Pardis Sabeti: So it's difficult to say what drives people's passions or why we do one thing rather than another but I know that I've always sort of- always had an interest in medicine and in the natural world actually. I love animals. I love plants. I always have so I've gravitated towards them.
So I think probably as a child my two big things that you would say are distinctive of me is that I loved nature and I just loved kind of going outside and playing with animals and seeing plants and looking at the world around me, and I've loved math and math puzzles. So to me the work that I'm doing it's happened to be in sort of its windy path that it's taken me to exactly where I was probably at the age 6, which is wandering around looking at the world and trying to understand it mathematically.
Question: Is there any spirituality in what you do?
Pardis Sabeti: Yeah. So absolutely. I think that everyone has different ways that they're trying to understand the world and a lot of people do it through religion and I respect that tremendously.
But for me actually I do it through the study of science and through looking at the people around me and the world around me.
The world is so fascinating both culturally and scientifically and I have really enjoyed that so I think that my journey, if we all have journeys, is through that, through understanding the world.
I think that evolution; like I said, I absolutely respect religion and people's religious beliefs and there's a lot of beauty to it, but I think that evolution also just has a lot of beauty to it by understanding how-- I don't think that it's at all denigrating to think that we are related to the other animals on earth. I think it's just a beautiful thing and it's an extension. In many ways warms my heart to see the connectivity between all of these different organisms and how they've grown together.
Question: Have you worked with people that have had malaria?
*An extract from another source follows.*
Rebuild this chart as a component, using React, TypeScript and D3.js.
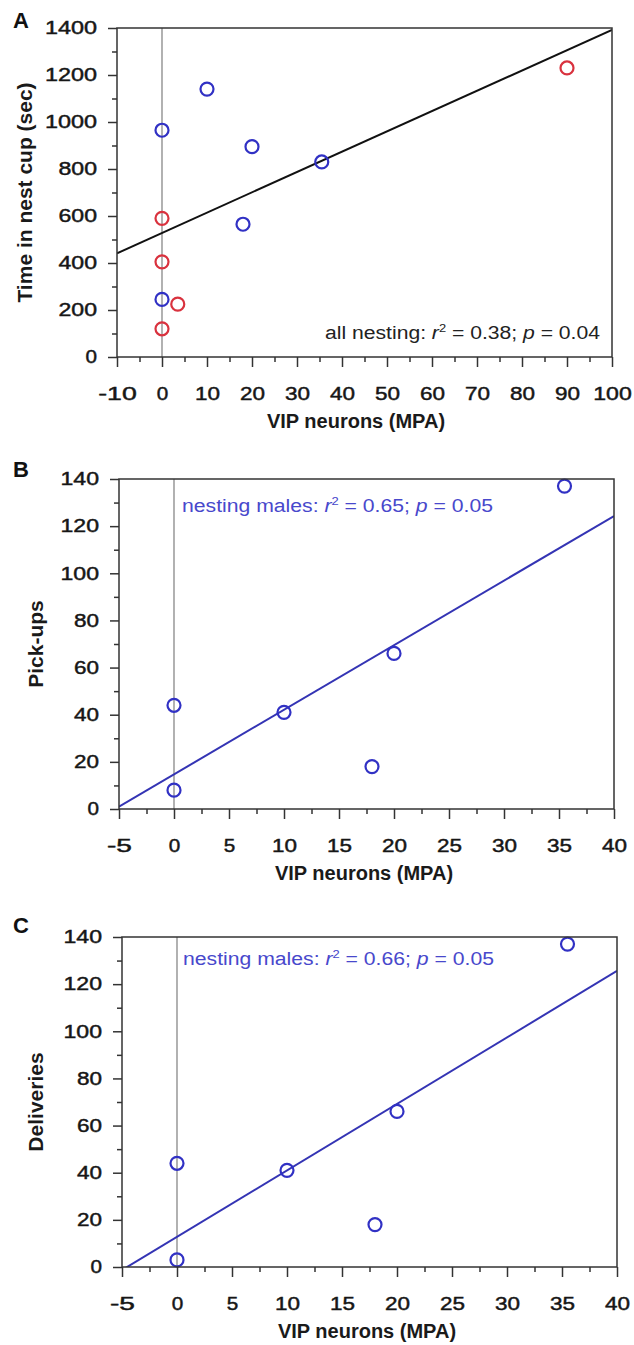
import React, { useEffect, useRef } from 'react';
import * as d3 from 'd3';

// panel A: time in nest cup vs VIP neurons
const aMaleVip = [0, 10, 20, 35.5, 18, 0];
const aMaleTime = [965, 1140, 895, 830, 565, 245];
const aFemaleVip = [0, 0, 0, 3.5, 90];
const aFemaleTime = [590, 405, 120, 225, 1230];
const aFit = [528, 8.64]; // intercept, slope
const aXTicks = [-10, 0, 10, 20, 30, 40, 50, 60, 70, 80, 90, 100];
const aYTicks = [0, 200, 400, 600, 800, 1000, 1200, 1400];

// panel B: pick-ups
const bVip = [0, 0, 10, 18, 20, 35.5];
const bPickups = [44, 8, 41, 18, 66, 137];
const bFit = [14.7, 2.74];

// panel C: deliveries
const cVip = [0, 0, 10, 18, 20, 35.5];
const cDeliveries = [44, 3, 41, 18, 66, 137];
const cFit = [12.8, 2.82];

const bcXTicks = [-5, 0, 5, 10, 15, 20, 25, 30, 35, 40];
const bcYTicks = [0, 20, 40, 60, 80, 100, 120, 140];

const statLabels = ['all nesting', 'nesting males', 'nesting males'];
const statR2 = ['0.38', '0.65', '0.66'];
const statP = ['0.04', '0.05', '0.05'];

const BLUE = '#3131c4';
const RED = '#d9323e';
const FONT = '"Liberation Sans", Arial, Helvetica, sans-serif';

const panels = [
  {
    letter: 'A', ylabel: 'Time in nest cup (sec)',
    left: 117, right: 612, top: 28, bottom: 357,
    xTicks: aXTicks, yTicks: aYTicks,
    series: [
      { x: aMaleVip, y: aMaleTime, color: BLUE },
      { x: aFemaleVip, y: aFemaleTime, color: RED },
    ],
    fit: aFit, fitColor: '#111',
    stat: 0, statColor: '#222', statX: 600, statY: 339, statAnchor: 'end', statLen: 275,
    ylabelX: 32, xlabelX: 356, letterY: 28,
  },
  {
    letter: 'B', ylabel: 'Pick-ups',
    left: 119, right: 614, top: 479, bottom: 809,
    xTicks: bcXTicks, yTicks: bcYTicks,
    series: [{ x: bVip, y: bPickups, color: BLUE }],
    fit: bFit, fitColor: '#3434b4',
    stat: 1, statColor: '#4848cc', statX: 182, statY: 512, statAnchor: 'start', statLen: 311,
    ylabelX: 43, xlabelX: 364, letterY: 477,
  },
  {
    letter: 'C', ylabel: 'Deliveries',
    left: 122, right: 617, top: 937, bottom: 1267,
    xTicks: bcXTicks, yTicks: bcYTicks,
    series: [{ x: cVip, y: cDeliveries, color: BLUE }],
    fit: cFit, fitColor: '#3434b4',
    stat: 2, statColor: '#4848cc', statX: 183, statY: 965, statAnchor: 'start', statLen: 311,
    ylabelX: 43, xlabelX: 367, letterY: 933,
  },
];

const fmt = (d: number) => (d < 0 ? '-' + Math.abs(d) : String(d));

const drawPanel = (svg: any, p: any, i: number) => {
  const xDom = [p.xTicks[0], p.xTicks[p.xTicks.length - 1]];
  const yDom = [p.yTicks[0], p.yTicks[p.yTicks.length - 1]];
  const x = d3.scaleLinear().domain(xDom).range([p.left, p.right]);
  const y = d3.scaleLinear().domain(yDom).range([p.bottom, p.top]);
  const g = svg.append('g');

  const clipId = `plot-clip-${i}`;
  g.append('clipPath').attr('id', clipId)
    .append('rect')
    .attr('x', p.left).attr('y', p.top)
    .attr('width', p.right - p.left).attr('height', p.bottom - p.top);

  // vertical reference at x = 0
  g.append('line')
    .attr('x1', x(0)).attr('x2', x(0))
    .attr('y1', p.top).attr('y2', p.bottom)
    .attr('stroke', '#7e7e7e').attr('stroke-width', 1.2);

  // regression line
  const line = d3.line<number>().x(d => x(d)).y(d => y(p.fit[0] + p.fit[1] * d));
  g.append('path')
    .datum(xDom)
    .attr('d', line)
    .attr('clip-path', `url(#${clipId})`)
    .attr('fill', 'none')
    .attr('stroke', p.fitColor)
    .attr('stroke-width', 2);

  // points
  p.series.forEach((s: any) => {
    g.append('g').selectAll('circle')
      .data(d3.zip(s.x, s.y))
      .join('circle')
      .attr('cx', (d: number[]) => x(d[0]))
      .attr('cy', (d: number[]) => y(d[1]))
      .attr('r', 6.5)
      .attr('fill', 'none')
      .attr('stroke', s.color)
      .attr('stroke-width', 2.2);
  });

  // frame
  g.append('rect')
    .attr('x', p.left).attr('y', p.top)
    .attr('width', p.right - p.left).attr('height', p.bottom - p.top)
    .attr('fill', 'none').attr('stroke', '#333').attr('stroke-width', 1.5);

  const xStep = p.xTicks[1] - p.xTicks[0];
  const yStep = p.yTicks[1] - p.yTicks[0];
  const xMinor = d3.range(xDom[0] + xStep / 2, xDom[1], xStep);
  const yMinor = d3.range(yDom[0] + yStep / 2, yDom[1], yStep);

  const styleAxis = (ax: any) => {
    ax.select('.domain').remove();
    ax.selectAll('line').attr('stroke', '#333').attr('stroke-width', 1.5);
    ax.selectAll('text')
      .attr('fill', '#161616')
      .attr('stroke', '#161616')
      .attr('stroke-width', 0.45)
      .attr('font-size', 18)
      .attr('font-family', FONT)
      .attr('lengthAdjust', 'spacingAndGlyphs')
      .attr('textLength', function (this: any) {
        const n = (this.textContent || '').length;
        return n === 0 ? null : n * 13.5 - 2;
      });
  };

  // y axis
  g.append('g').attr('transform', `translate(${p.left},0)`)
    .call(d3.axisLeft(y).tickValues(yMinor).tickSize(5).tickFormat(() => ''))
    .call(styleAxis);
  g.append('g').attr('transform', `translate(${p.left},0)`)
    .call(d3.axisLeft(y).tickValues(p.yTicks).tickSize(9).tickPadding(11).tickFormat((d: any) => fmt(d)))
    .call(styleAxis);

  // x axis
  g.append('g').attr('transform', `translate(0,${p.bottom})`)
    .call(d3.axisBottom(x).tickValues(xMinor).tickSize(5).tickFormat(() => ''))
    .call(styleAxis);
  g.append('g').attr('transform', `translate(0,${p.bottom})`)
    .call(d3.axisBottom(x).tickValues(p.xTicks).tickSize(10).tickPadding(20).tickFormat((d: any) => fmt(d)))
    .call(styleAxis);

  // axis titles
  g.append('text')
    .attr('x', p.xlabelX).attr('y', p.bottom + 71)
    .attr('text-anchor', 'middle')
    .attr('font-family', FONT).attr('font-weight', 'bold').attr('font-size', 20)
    .attr('fill', '#1a1a1a')
    .text('VIP neurons (MPA)');

  g.append('text')
    .attr('transform', `translate(${p.ylabelX},${(p.top + p.bottom) / 2}) rotate(-90)`)
    .attr('text-anchor', 'middle')
    .attr('font-family', FONT).attr('font-weight', 'bold').attr('font-size', 21)
    .attr('fill', '#1a1a1a')
    .text(p.ylabel);

  // panel letter
  g.append('text')
    .attr('x', 13).attr('y', p.letterY)
    .attr('font-family', FONT).attr('font-weight', 'bold').attr('font-size', 22)
    .attr('fill', '#111')
    .text(p.letter);

  // stats annotation
  const t = g.append('text')
    .attr('x', p.statX).attr('y', p.statY)
    .attr('text-anchor', p.statAnchor)
    .attr('font-family', FONT).attr('font-size', 18)
    .attr('fill', p.statColor)
    .attr('textLength', p.statLen)
    .attr('lengthAdjust', 'spacingAndGlyphs');
  t.append('tspan').text(statLabels[p.stat] + ': ');
  t.append('tspan').attr('font-style', 'italic').text('r');
  t.append('tspan').attr('font-size', 11).attr('dy', -7).text('2');
  t.append('tspan').attr('dy', 7).text(' = ' + statR2[p.stat] + '; ');
  t.append('tspan').attr('font-style', 'italic').text('p');
  t.append('tspan').text(' = ' + statP[p.stat]);
};

const App = () => {
  const svgRef = useRef<SVGSVGElement>(null);

  useEffect(() => {
    const svg = d3.select(svgRef.current);
    svg.selectAll('*').remove();
    panels.forEach((p, i) => drawPanel(svg, p, i));
  }, []);

  return (
    <svg
      ref={svgRef}
      width={634}
      height={1345}
      style={{ position: 'absolute', left: 0, top: 0, background: '#fff' }}
    />
  );
};

export default App;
Pardis Sabeti: Yeah. So I've worked with-- I don't do clinical work right now so that was a choice. It was-- The difficult choices we have to make in our lives is that I couldn't do- teach and do research and do medicine well and I wanted to be able to do whatever I do well, and I didn't think that it would be good for my patients if I was focusing on research and teaching and also seeing them from time to time. I wanted to focus and some people can do it well. They said I had too many interests and so while I love medicine I wasn't going to ever be able to do clinical work but we do work with a lot of sites in Senegal and Nigeria and actually throughout Africa with a lot of different consortiums that we work with. So I've seen and worked with a lot of patients with different- with malaria and Lassa fever but I leave it to the doctors to do the good work.
Question: What's the urgency in the work you do?
Pardis Sabeti: It's kind of-- It's a wonderful thing to be in a field that you know that- has such a sense of urgency, that malaria every day that you're not working, every day that you don't have a cure, those are lives that could be saved, and the same with Lassa fever.
So you benefit from feeling that intensity but fundamentally science takes time and to do it well. You don't want to actually rush in so quickly that you don't-- in a way is actually a very difficult thing and in some ways we have to be very patient in the way that we try to interact with it because we tried in the '60s- and '50s and '60s to eradicate it and it just came right back.
So in a lot of ways while we don't want to be too patient that we're not moving as quickly as we can you want to be very thoughtful in the way that you approach it, and so I both feel the sense of urgency and the need to be very cautious and careful.